TriPSs commented 4 months ago

@marandaneto this function is called once every 30 minutes. We for now downgraded back to v3 and ~the events seem to be coming in correctly again.~ now the same event comes in multiple times 😅

marandaneto commented 4 months ago

@TriPSs I just tested this locally:

const functions = require('@google-cloud/functions-framework');
const { PostHog } = require('posthog-node');

const posthog = new PostHog('...', {
    // works as well if you uncomment the following lines
    // flushAt: 1,
    // flushInterval: 0
  })
posthog.debug(true)

async function sendEvent(id) {
    // works as well if you uncomment the following line, and comment the global posthog declaration
    // const posthog = new PostHog('...')
    // posthog.debug(true)

    posthog.capture({
        distinctId: 'test',
        event: 'test' + id,
    })

    // works as well if you uncomment the following line, and comment the line after
    // await posthog.flush()
    await posthog.shutdown()
}

functions.http('helloWorld', async (req, res) => {
   console.info("PostHog before hello");

  res.send('Hello, World');

  console.info("PostHog before send event");

  await sendEvent(req.executionId);

  console.info("PostHog end");
});

everything works as expected, hit the endpoint many times very fast, and all events came thru correctly. so I can only help you if you can provide a minimal reproducible example, or can you try to run this example in your environment? full example https://github.com/PostHog/posthog-js-lite/pull/233

TriPSs commented 4 months ago

@marandaneto could it maybe be a issue with the PostHog dashboard? As since I downgraded I now actually see the same event (same uuid) multiple times: image

The sample code was I think only ran locally?

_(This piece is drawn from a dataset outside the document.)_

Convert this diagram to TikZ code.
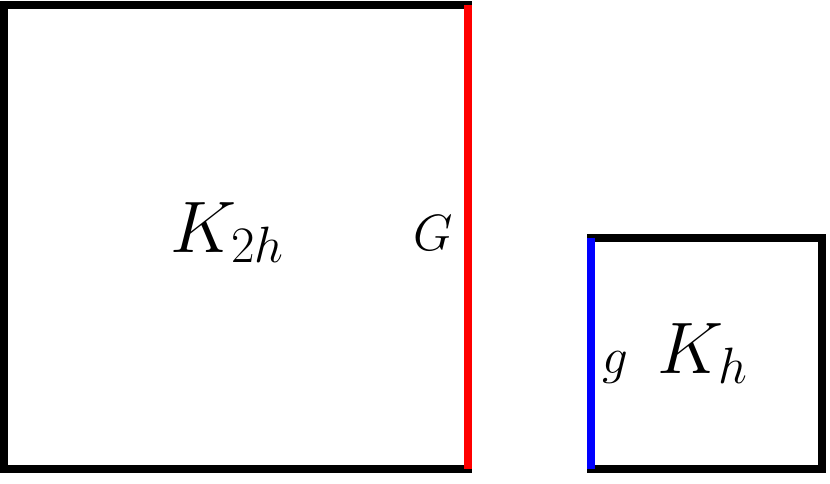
\RequirePackage{fix-cm}
\documentclass[tikz,border=0pt]{standalone}
\begin{document}
\begin{tikzpicture}[x=1pt,y=-1pt,
  box/.style={draw=black,line width=8pt},
  edgeline/.style={line width=8pt},
  biglabel/.style={anchor=base,inner sep=0pt,font=\fontsize{73}{80}\selectfont},
  smalllabel/.style={anchor=base,inner sep=0pt,font=\fontsize{51}{56}\selectfont}]
\useasboundingbox (0,0) rectangle (830,483);
\coordinate (A1) at (4,5);
\coordinate (A2) at (468,469);
\coordinate (B1) at (591,237.5);
\coordinate (B2) at (822,469);
\draw[box] (A1) rectangle (A2);
\draw[box] (B1) rectangle (B2);
\coordinate (Rt) at (468,5);
\coordinate (Lb) at (591,469);
\draw[edgeline,red] (Rt) -- (A2);
\draw[edgeline,blue] (B1) -- (Lb);
\node[biglabel] (K2h) at (227,252) {$K_{2h}$};
\node[smalllabel] (G) at (433,250) {$G$};
\node[smalllabel] (g) at (615,373) {$g$};
\node[biglabel] (Kh) at (703,373) {$K_h$};
\end{tikzpicture}
\end{document}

marandaneto commented 4 months ago

@TriPSs this is a different issue, for that, please reach out to customer support or open a new issue on the main repo, I am debugging only the SDK side of things, I don't know the dedupe part well which is server side.

TriPSs commented 4 months ago

@marandaneto okay, thought maybe it was related, marked it off-topic.

marandaneto commented 3 months ago

Tried to reproduce this, and even created a small repro https://github.com/PostHog/posthog-js-lite/blob/main/examples/example-gcp-functions/ but nothing. @freeatnet please check this comment if still relevant.

marandaneto commented 3 months ago

Closing the issue as a part of large repository cleanup, due to it being inactive and/or outdated. Please do not hesitate to ping me if it is still relevant, and I will happily reopen and work on it. Cheers!